Tools: Process-based Concurrency: Why Beam And Otp Keep Being Right

A first-principles guide to process-based concurrency — what makes BEAM different, how OTP encodes resilience, and why everyone keeps reinventing it.

Every few months, someone in the AI or distributed systems space announces a new framework for running concurrent, stateful agents. It has isolated state. Message passing. A supervisor that restarts things when they fail. The BEAM languages communities watch, nod, and go back to work.

This keeps happening because process-based concurrency solves a genuinely hard problem, and the BEAM virtual machine has been solving it since 1986. Not as a library. Not as a pattern you adopt. As the runtime itself.

Thirty thousand people saw that and a lot of them felt it. The Python AI ecosystem is building agent frameworks that independently converge on the same architecture — isolated processes, message passing, supervision hierarchies, fault recovery. The patterns aren’t similar to OTP by coincidence. They’re similar because the problem demands this shape.

This post isn’t the hot take about why Erlang was right. It’s the guide underneath that take. We’ll start from first principles — what concurrency actually means, why shared state breaks everything, and how processes change the game. By the end, you’ll understand why OTP’s patterns keep getting reinvented and why the BEAM runtime makes them work in ways other platforms can’t fully replicate.

We write Elixir professionally.

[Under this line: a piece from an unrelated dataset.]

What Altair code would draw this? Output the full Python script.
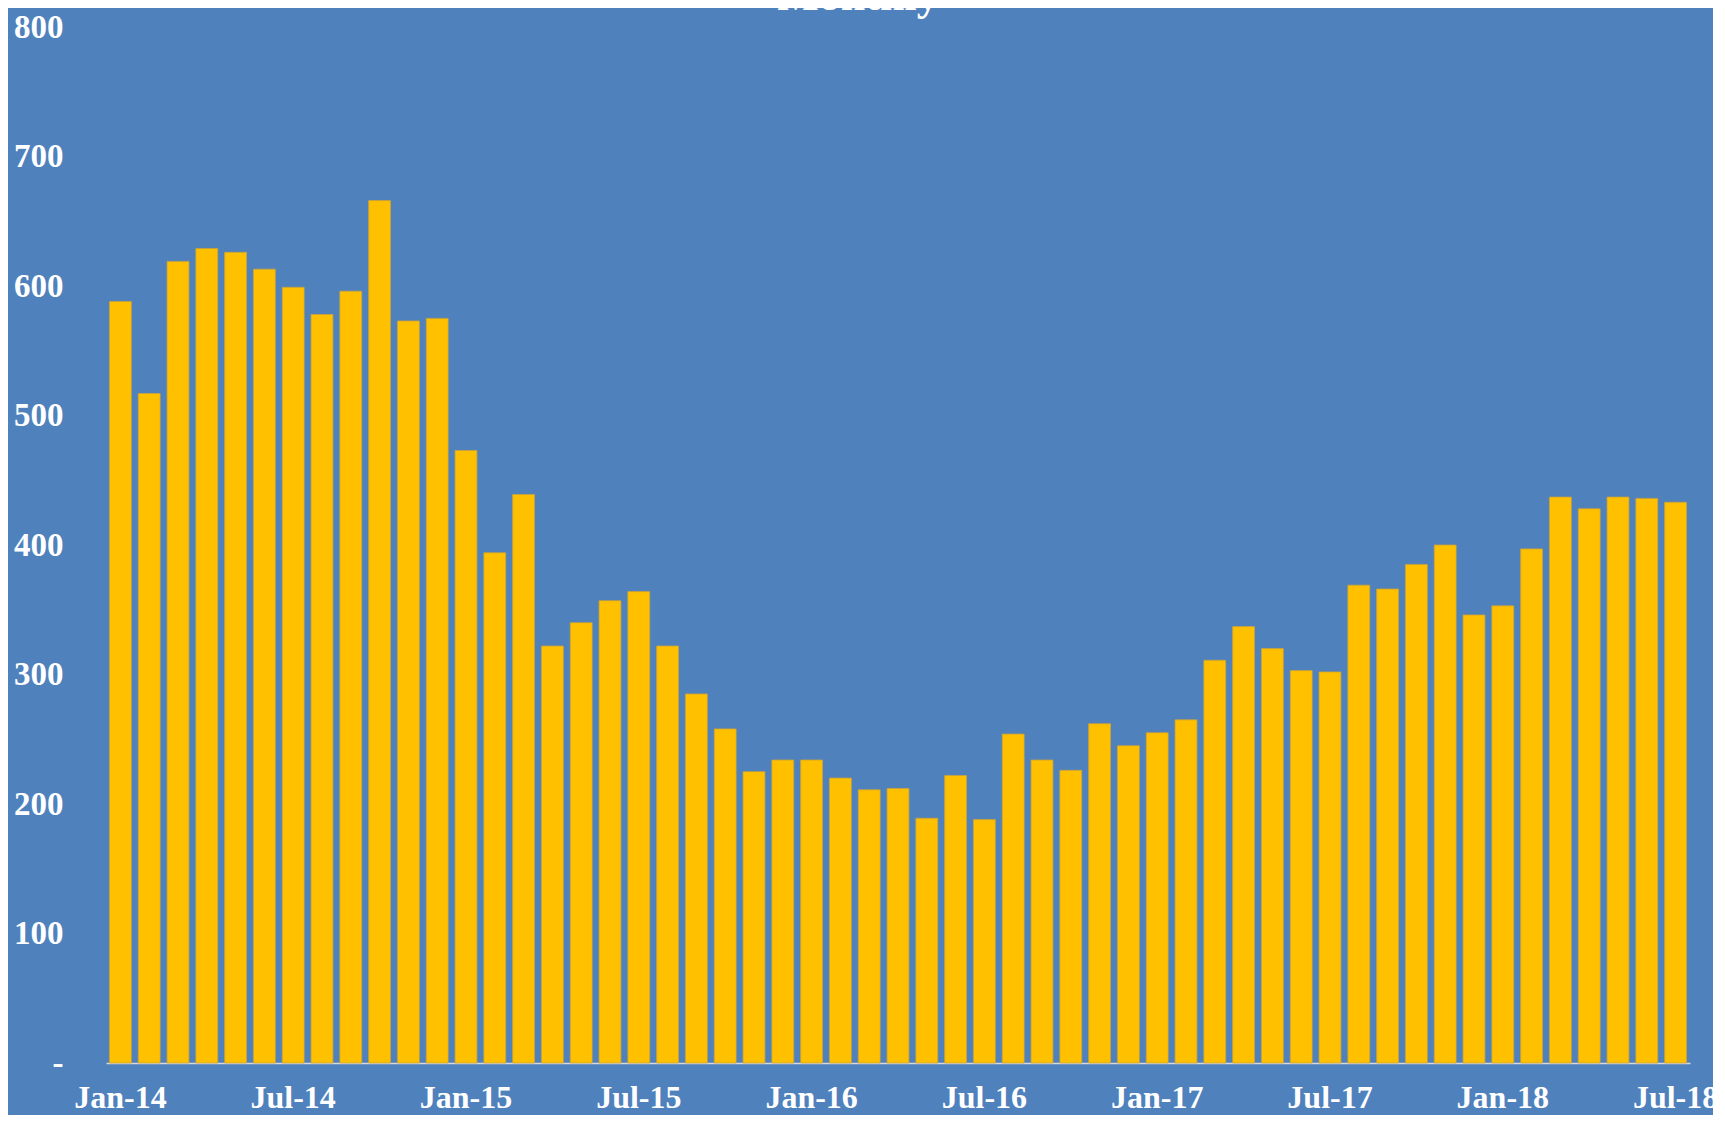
import altair as alt
import pandas as pd

month_names = ["Jan", "Feb", "Mar", "Apr", "May", "Jun",
               "Jul", "Aug", "Sep", "Oct", "Nov", "Dec"]
years = ["14", "15", "16", "17", "18"]
months = [f"{m}-{y}" for y in years for m in month_names][:55]

values = [588, 517, 619, 629, 626, 613, 599, 578, 596, 666, 573, 575,
          473, 394, 439, 322, 340, 357, 364, 322, 285, 258, 225, 234,
          234, 220, 211, 212, 189, 222, 188, 254, 234, 226, 262, 245,
          255, 265, 311, 337, 320, 303, 302, 369, 366, 385, 400, 346,
          353, 397, 437, 428, 437, 436, 433]

x_tick_labels = ["Jan-14", "Jul-14", "Jan-15", "Jul-15", "Jan-16", "Jul-16",
                 "Jan-17", "Jul-17", "Jan-18", "Jul-18"]
y_ticks = [0, 100, 200, 300, 400, 500, 600, 700, 800]
title_text = ["Monthly"]

df = pd.DataFrame({"month": months, "value": values})
title_df = pd.DataFrame({"t": title_text})

FONT = "Liberation Serif"
BG = "#4F81BD"

bars = alt.Chart(df).mark_bar(
    color="#FFC000", stroke="#C9A23A", strokeWidth=0.8
).encode(
    x=alt.X(
        "month:N", sort=months,
        scale=alt.Scale(paddingInner=0.24, paddingOuter=0.12),
        axis=alt.Axis(
            values=x_tick_labels, title=None, labelAngle=0, ticks=False,
            domainColor="#D9D9D9", domainWidth=1.5, labelFont=FONT,
            labelFontSize=32, labelFontWeight="bold", labelColor="white",
            labelPadding=19, labelOverlap=False, grid=False,
        ),
    ),
    y=alt.Y(
        "value:Q",
        scale=alt.Scale(domain=[0, 800]),
        axis=alt.Axis(
            values=y_ticks, title=None, ticks=False, domain=False, grid=False,
            labelFont=FONT, labelFontSize=33, labelFontWeight="bold",
            labelColor="white", labelPadding=43,
            labelExpr="datum.value == 0 ? '-\u00a0\u00a0' : format(datum.value, 'd')",
        ),
    ),
)

title = alt.Chart(title_df).mark_text(
    font=FONT, fontSize=44, fontWeight="bold", color="white",
    align="center", baseline="alphabetic",
).encode(
    text="t:N", x=alt.value(752), y=alt.value(-17)
)

chart = alt.layer(bars, title).properties(
    width=1584, height=1036,
    autosize=alt.AutoSizeParams(type="none"),
    padding={"left": 98, "top": 19, "right": 23, "bottom": 52},
    background=BG,
).configure_view(stroke=None)

chart.save("out.html", embed_options={"renderer": "svg", "actions": False})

Our largest production system — a healthcare SaaS platform — runs on 80,000+ lines of Elixir handling real-time scheduling, AI-powered clinical documentation, and background job orchestration. This isn’t theoretical for us. But we’ll explain it like we’re explaining it to ourselves when we first encountered it.

Your program needs to do multiple things at once. Maybe it’s handling thousands of web requests simultaneously. Maybe it’s running AI agents that each maintain their own conversation state. Maybe it’s processing audio transcriptions while serving a real-time dashboard.

The hardware can do this. Modern CPUs have multiple cores. The question is how your programming model lets you use them.

Shared state with locks. Multiple threads access the same memory. You prevent corruption with mutexes, semaphores, and locks. This is what most languages do — Java, C++, Go (with goroutines, but shared memory is still the default model), Python (with the GIL making it worse), Rust (with the borrow checker making it safer).